**Problem statement**.
Exactly reproduce the lines of the listing below from the one containing "Give me the Bokeh source for this chart." through the one containing "import math". Skip the images.

___ Listed records ___

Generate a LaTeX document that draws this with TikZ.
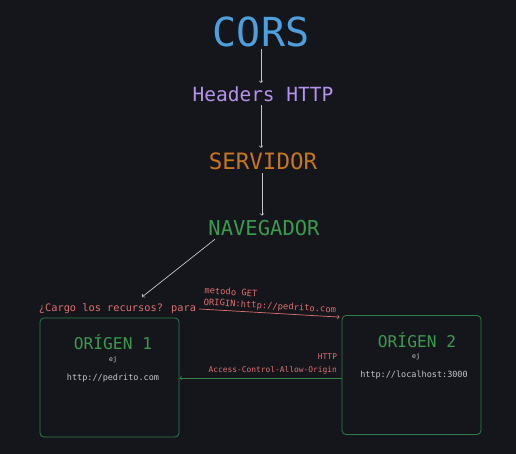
\documentclass[tikz,border=0pt]{standalone}
\usepackage{fontspec}
\setmainfont{DejaVu Sans Mono}
\usetikzlibrary{shapes,arrows,positioning,calc}

\definecolor{fondo}{HTML}{14161B}
\definecolor{azul}{HTML}{4DA0DE}
\definecolor{lila}{HTML}{B592EC}
\definecolor{naranja}{HTML}{C8761E}
\definecolor{verde}{HTML}{3C9A4E}
\definecolor{borde}{HTML}{2F7D47}
\definecolor{rojo}{HTML}{E07070}
\definecolor{gris}{HTML}{C4C6CA}

\tikzset{
  flecha/.style={->, gris, line width=0.7pt},
  caja/.style={draw=borde, line width=0.8pt, rounded corners=4pt, minimum width=139pt, minimum height=119pt},
  nota/.style={rojo, inner sep=1pt}
}

\begin{document}
\begin{tikzpicture}[x=1pt, y=-1pt]
\fill[fondo] (0,0) rectangle (516,454);
\useasboundingbox (0,0) rectangle (516,454);

% cadena principal
\node[azul, font=\fontsize{40}{44}\selectfont] (cors) at (261,32) {CORS};
\node[lila, font=\fontsize{19.5}{22}\selectfont] (headers) at (263,94) {Headers HTTP};
\node[naranja, font=\fontsize{22.5}{26}\selectfont] (servidor) at (263,161) {SERVIDOR};
\node[verde, font=\fontsize{20.5}{24}\selectfont] (navegador) at (264,228) {NAVEGADOR};

\draw[flecha] (cors.south -| headers) ++(-2,-2) coordinate (c1) -- (c1 |- headers.north);
\draw[flecha] ($(headers.south)+(-2,0)$) -- ($(servidor.north)+(-2,-1)$);
\draw[flecha] ($(servidor.south)+(-1,0)$) -- ($(navegador.north)+(-2,-1)$);

% pregunta
\node[rojo, font=\fontsize{10.3}{12}\selectfont, inner sep=1pt] (pregunta) at (117.5,309) {¿Cargo los recursos? para};
\coordinate (llegada) at (142,297);
\draw[flecha] ($(navegador.south west)+(10,0)$) -- (llegada);

% origenes
\node[caja] (caja1) at (109.5,377.5) {};
\node[caja] (caja2) at (411.5,375) {};

\node[verde, font=\fontsize{16.2}{19}\selectfont] (titulo1) at (113,342) {ORÍGEN 1};
\node[gris!80, font=\fontsize{6.5}{8}\selectfont] (ej1) at (113,360) {ej};
\node[gris, font=\fontsize{8.5}{10}\selectfont] (url1) at (113,378) {http://pedrito.com};

\node[verde, font=\fontsize{16.2}{19}\selectfont] (titulo2) at (417,340) {ORÍGEN 2};
\node[gris!80, font=\fontsize{6.5}{8}\selectfont] (ej2) at (416,357) {ej};
\node[gris, font=\fontsize{8.5}{10}\selectfont] (url2) at (414,375) {http://localhost:3000};

% peticion
\draw[->, rojo, line width=0.7pt] (pregunta.east) ++(2,0) coordinate (p1) -- ($(caja2.north west)+(-2,2)$)
  node[pos=0.02, anchor=south west, align=left, sloped, nota, font=\fontsize{8.8}{11.5}\selectfont, yshift=1pt] {metodo GET\\ORIGIN:http://pedrito.com};

% respuesta
\draw[->, verde!85!black, line width=0.7pt] (caja2.west |- url1) -- (caja1.east |- url1)
  node[pos=0.02, anchor=south east, align=right, nota, font=\fontsize{7.9}{13}\selectfont, yshift=2pt] {HTTP\\Access-Control-Allow-Origin};
\end{tikzpicture}
\end{document}
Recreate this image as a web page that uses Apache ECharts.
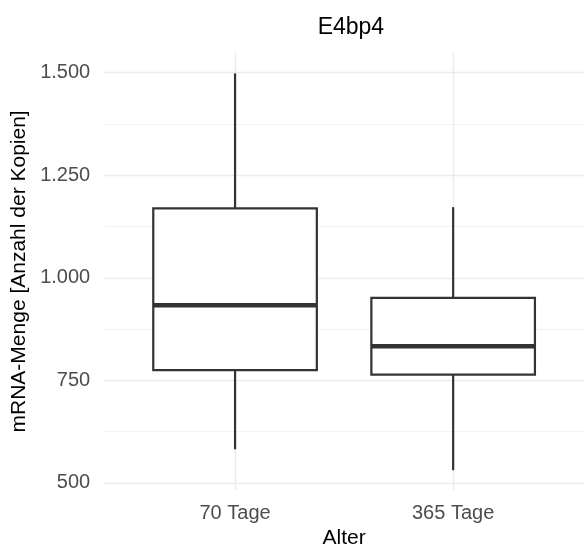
<!DOCTYPE html>
<html>
<head>
<meta charset="utf-8">
<script src="https://cdn.jsdelivr.net/npm/echarts@6/dist/echarts.min.js"></script>
<style>
  html, body { margin: 0; padding: 0; background: #ffffff; }
  #chart { width: 584px; height: 554px; }
</style>
</head>
<body>
<div id="chart"></div>
<script>
// Groups on the x axis
const categories = ['70 Tage', '365 Tage'];

// Box statistics per group (mRNA copy numbers)
const whiskerLow = [582, 531];
const quartile1 = [775, 764];
const medians = [933, 833];
const quartile3 = [1169, 951];
const whiskerHigh = [1498, 1172];

// Y axis ticks and their German-formatted labels
const yMajorTicks = [500, 750, 1000, 1250, 1500];
const yMajorLabels = ['500', '750', '1.000', '1.250', '1.500'];
const yMinorTicks = [625, 875, 1125, 1375];

const FONT = '"Liberation Sans", Arial, sans-serif';
const LINE = '#333333';
const GRID_MAJOR = '#EBEBEB';
const GRID_MINOR = '#F2F2F2';

const catPositions = categories.map((_, i) => i + 1);
const boxData = categories.map((_, i) => [
  catPositions[i], whiskerLow[i], quartile1[i], medians[i], quartile3[i], whiskerHigh[i]
]);

const chart = echarts.init(document.getElementById('chart'), null, { renderer: 'canvas' });

chart.setOption({
  backgroundColor: '#ffffff',
  animation: false,
  title: {
    text: 'E4bp4',
    left: 345.9,
    top: 11,
    textAlign: 'center',
    textStyle: { fontFamily: FONT, fontSize: 23, fontWeight: 'normal', color: '#000000' }
  },
  grid: { left: 104.2, top: 52.7, width: 483.3, height: 440.2, containLabel: false },
  xAxis: {
    type: 'value',
    min: 0.4,
    max: 2.6,
    name: 'Alter',
    nameLocation: 'middle',
    nameGap: 33,
    nameTextStyle: { fontFamily: FONT, fontSize: 21, color: '#000000' },
    axisLine: { show: false },
    axisTick: { show: false, customValues: catPositions },
    axisLabel: {
      customValues: catPositions,
      formatter: v => categories[Math.round(v) - 1],
      fontFamily: FONT, fontSize: 20, color: '#4D4D4D', margin: 13
    },
    splitLine: { show: true, lineStyle: { color: GRID_MAJOR, width: 1.4 } }
  },
  yAxis: [
    {
      type: 'value',
      min: 482.5,
      max: 1548.5,
      name: 'mRNA-Menge [Anzahl der Kopien]',
      nameLocation: 'middle',
      nameGap: 74,
      nameTextStyle: { fontFamily: FONT, fontSize: 21, color: '#000000' },
      axisLine: { show: false },
      axisTick: { show: false, customValues: yMajorTicks },
      axisLabel: {
        customValues: yMajorTicks,
        formatter: v => yMajorLabels[yMajorTicks.indexOf(Math.round(v))],
        fontFamily: FONT, fontSize: 20, color: '#4D4D4D', margin: 14
      },
      splitLine: { show: true, lineStyle: { color: GRID_MAJOR, width: 1.4 } }
    },
    {
      type: 'value',
      min: 482.5,
      max: 1548.5,
      position: 'left',
      axisLine: { show: false },
      axisTick: { show: false, customValues: yMinorTicks },
      axisLabel: { show: false, customValues: yMinorTicks },
      splitLine: { show: true, lineStyle: { color: GRID_MINOR, width: 1 } }
    }
  ],
  series: [{
    type: 'custom',
    xAxisIndex: 0,
    yAxisIndex: 0,
    data: boxData,
    encode: { x: 0, y: [1, 2, 3, 4, 5] },
    z: 10,
    renderItem: function (params, api) {
      const x = api.value(0);
      const lo = api.coord([x, api.value(1)]);
      const q1 = api.coord([x, api.value(2)]);
      const md = api.coord([x, api.value(3)]);
      const q3 = api.coord([x, api.value(4)]);
      const hi = api.coord([x, api.value(5)]);
      const half = api.size([0.75, 0])[0] / 2;
      return {
        type: 'group',
        children: [
          { type: 'line', shape: { x1: lo[0], y1: lo[1], x2: q1[0], y2: q1[1] },
            style: { stroke: LINE, lineWidth: 2.2 } },
          { type: 'line', shape: { x1: q3[0], y1: q3[1], x2: hi[0], y2: hi[1] },
            style: { stroke: LINE, lineWidth: 2.2 } },
          { type: 'rect', shape: { x: q3[0] - half, y: q3[1], width: half * 2, height: q1[1] - q3[1] },
            style: { fill: '#ffffff', stroke: LINE, lineWidth: 2.2 } },
          { type: 'line', shape: { x1: md[0] - half, y1: md[1], x2: md[0] + half, y2: md[1] },
            style: { stroke: LINE, lineWidth: 4.4 } }
        ]
      };
    }
  }]
});
</script>
</body>
</html>
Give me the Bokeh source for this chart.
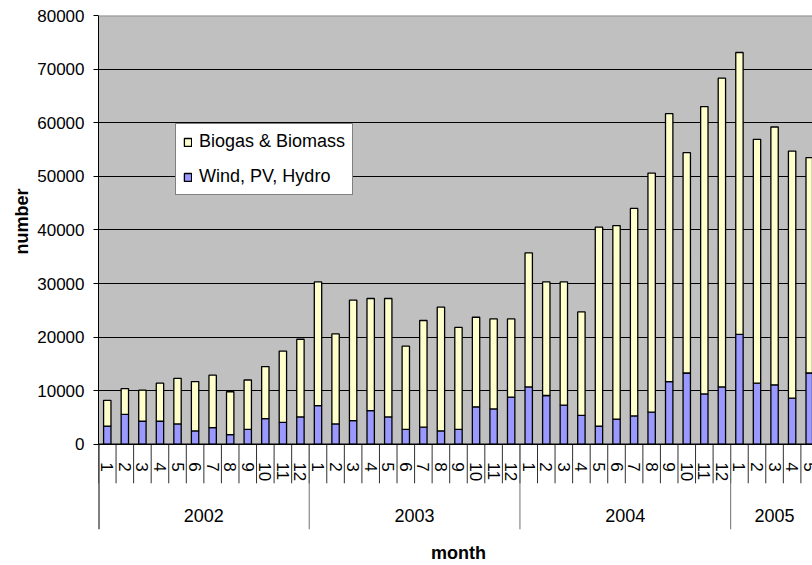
import math

from bokeh.plotting import figure
from bokeh.models import (ColumnDataSource, Range1d, FixedTicker, NumeralTickFormatter,
                          Legend, LegendItem, Span, BoxAnnotation, Title)
from bokeh.core.properties import value
from bokeh.embed import file_html
from bokeh.resources import INLINE

# ---- data -------------------------------------------------------------
years = ["2002", "2003", "2004", "2005"]
months_per_year = [12, 12, 12, 5]
month_labels = [str(m) for n in months_per_year for m in range(1, n + 1)]

wind_pv_hydro = [
    3400, 5600, 4300, 4300, 3800, 2500, 3100, 1800, 2800, 4800, 4100, 5100,      # 2002
    7200, 3800, 4400, 6300, 5100, 2800, 3200, 2500, 2800, 7000, 6600, 8800,      # 2003
    10700, 9100, 7300, 5400, 3400, 4700, 5300, 6000, 11700, 13300, 9400, 10700,  # 2004
    20500, 11400, 11100, 8600, 13300,                                             # 2005
]
biogas_biomass = [
    4800, 4800, 5800, 7100, 8500, 9200, 9800, 8000, 9200, 9700, 13300, 14500,
    23100, 16800, 22500, 20900, 22100, 15500, 19900, 23100, 19000, 16700, 16800, 14600,
    25000, 21200, 23000, 19300, 37100, 36100, 38700, 44600, 50000, 41100, 53600, 57600,
    52600, 45500, 48100, 46100, 40200,
]
y_ticks = [0, 10000, 20000, 30000, 40000, 50000, 60000, 70000, 80000]
y_max = 80000

# ---- styling / geometry ----------------------------------------------
FONT = "Liberation Sans"
BLUE = "#9999FF"
YELLOW = "#FFFFCC"
GREY_BG = "#C0C0C0"
WIDTH, HEIGHT = 812, 565
LEFT, TOP = 98, 15            # frame offsets in px
PX_PER_MONTH = 17.56
UNITS_PER_PX = 10000 / 53.6   # value units per vertical pixel
n_months = len(month_labels)
x_end = (WIDTH - LEFT) / PX_PER_MONTH
frame_h = HEIGHT - TOP
y_start = y_max - frame_h * UNITS_PER_PX


def below_zero(px):
    """Value-axis position that lies px pixels under the zero line."""
    return -px * UNITS_PER_PX


src = ColumnDataSource(dict(
    x=[i + 0.5 for i in range(n_months)],
    wind=wind_pv_hydro,
    bio=biogas_biomass,
))

p = figure(width=WIDTH, height=HEIGHT,
           x_range=Range1d(0, x_end), y_range=Range1d(y_start, y_max),
           x_axis_location=None,
           output_backend="svg", toolbar_location=None,
           min_border_left=LEFT, min_border_right=0,
           min_border_top=TOP, min_border_bottom=0)
p.background_fill_color = "white"
p.border_fill_color = "white"
p.outline_line_color = None
p.xgrid.visible = False

# grey plotting area between 0 and the top of the value axis
p.add_layout(BoxAnnotation(bottom=0, top=y_max, fill_color=GREY_BG, fill_alpha=1,
                           line_color=None, level="image"))
p.add_layout(Span(location=y_max, dimension="width", line_color="#909090", line_width=2))

p.yaxis.bounds = (0, y_max)
p.yaxis.ticker = FixedTicker(ticks=y_ticks)
p.yaxis.formatter = NumeralTickFormatter(format="0")
p.yaxis.axis_line_color = "black"
p.yaxis.axis_line_width = 1
p.yaxis.major_tick_line_color = "black"
p.yaxis.major_tick_out = 5
p.yaxis.major_tick_in = 0
p.yaxis.minor_tick_line_color = None
p.yaxis.major_label_text_font = FONT
p.yaxis.major_label_text_font_size = "17px"
p.yaxis.major_label_text_color = "black"
p.yaxis.major_label_standoff = 9

# value-axis title, placed beside the 0..80000 part of the axis
p.add_layout(Title(text="number", align="right", offset=173, standoff=6,
                   text_font=FONT, text_font_size="18px", text_font_style="bold",
                   text_color="black"), "left")

p.ygrid.ticker = FixedTicker(ticks=y_ticks[:-1])
p.ygrid.grid_line_color = "black"
p.ygrid.grid_line_width = 1

bars = p.vbar_stack(["wind", "bio"], x="x", width=0.42, source=src,
                    fill_color=[BLUE, YELLOW], line_color="black", line_width=1.3)

p.add_layout(Span(location=0, dimension="width", line_color="black", line_width=1.6))

legend = Legend(items=[LegendItem(label="Biogas & Biomass", renderers=[bars[1]]),
                       LegendItem(label="Wind, PV, Hydro", renderers=[bars[0]])],
                location=(77, HEIGHT - 195), orientation="vertical",
                border_line_color="black", border_line_width=1,
                background_fill_color="white", background_fill_alpha=1,
                label_text_font=FONT, label_text_font_size="18px",
                label_text_color="black",
                glyph_width=9, glyph_height=10, label_standoff=7,
                label_height=20, padding=7, spacing=14, margin=0)
p.add_layout(legend)

# ---- category axis: month cells, year groups, title ------------------------
bounds = list(range(n_months + 1))
p.segment(x0=bounds, y0=[0] * len(bounds), x1=bounds, y1=[below_zero(39)] * len(bounds),
          line_color="#303030", line_width=1)

year_starts = [sum(months_per_year[:i]) for i in range(len(years))]
year_centers = [s + n / 2 for s, n in zip(year_starts, months_per_year)]
p.segment(x0=year_starts, y0=[0] * len(years), x1=year_starts,
          y1=[below_zero(85)] * len(years),
          line_color=["black"] + ["#707070"] * (len(years) - 1),
          line_width=[2] + [1] * (len(years) - 1))

p.text(x=[i + 0.5 for i in range(n_months)], y=[below_zero(18)] * n_months,
       text=month_labels, angle=-math.pi / 2, text_align="left", text_baseline="middle",
       text_font=value(FONT), text_font_size="17px", text_color="black")

p.text(x=year_centers, y=[below_zero(71)] * len(years), text=years,
       text_align="center", text_baseline="middle",
       text_font=value(FONT), text_font_size="18px", text_color="black")

p.text(x=[n_months / 2], y=[below_zero(109)], text=["month"],
       text_align="center", text_baseline="middle",
       text_font=value(FONT), text_font_size="18px", text_font_style="bold",
       text_color="black")

with open("out.html", "w") as f:
    f.write(file_html(p, INLINE))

___

**Result**.
Give me the Bokeh source for this chart.
import math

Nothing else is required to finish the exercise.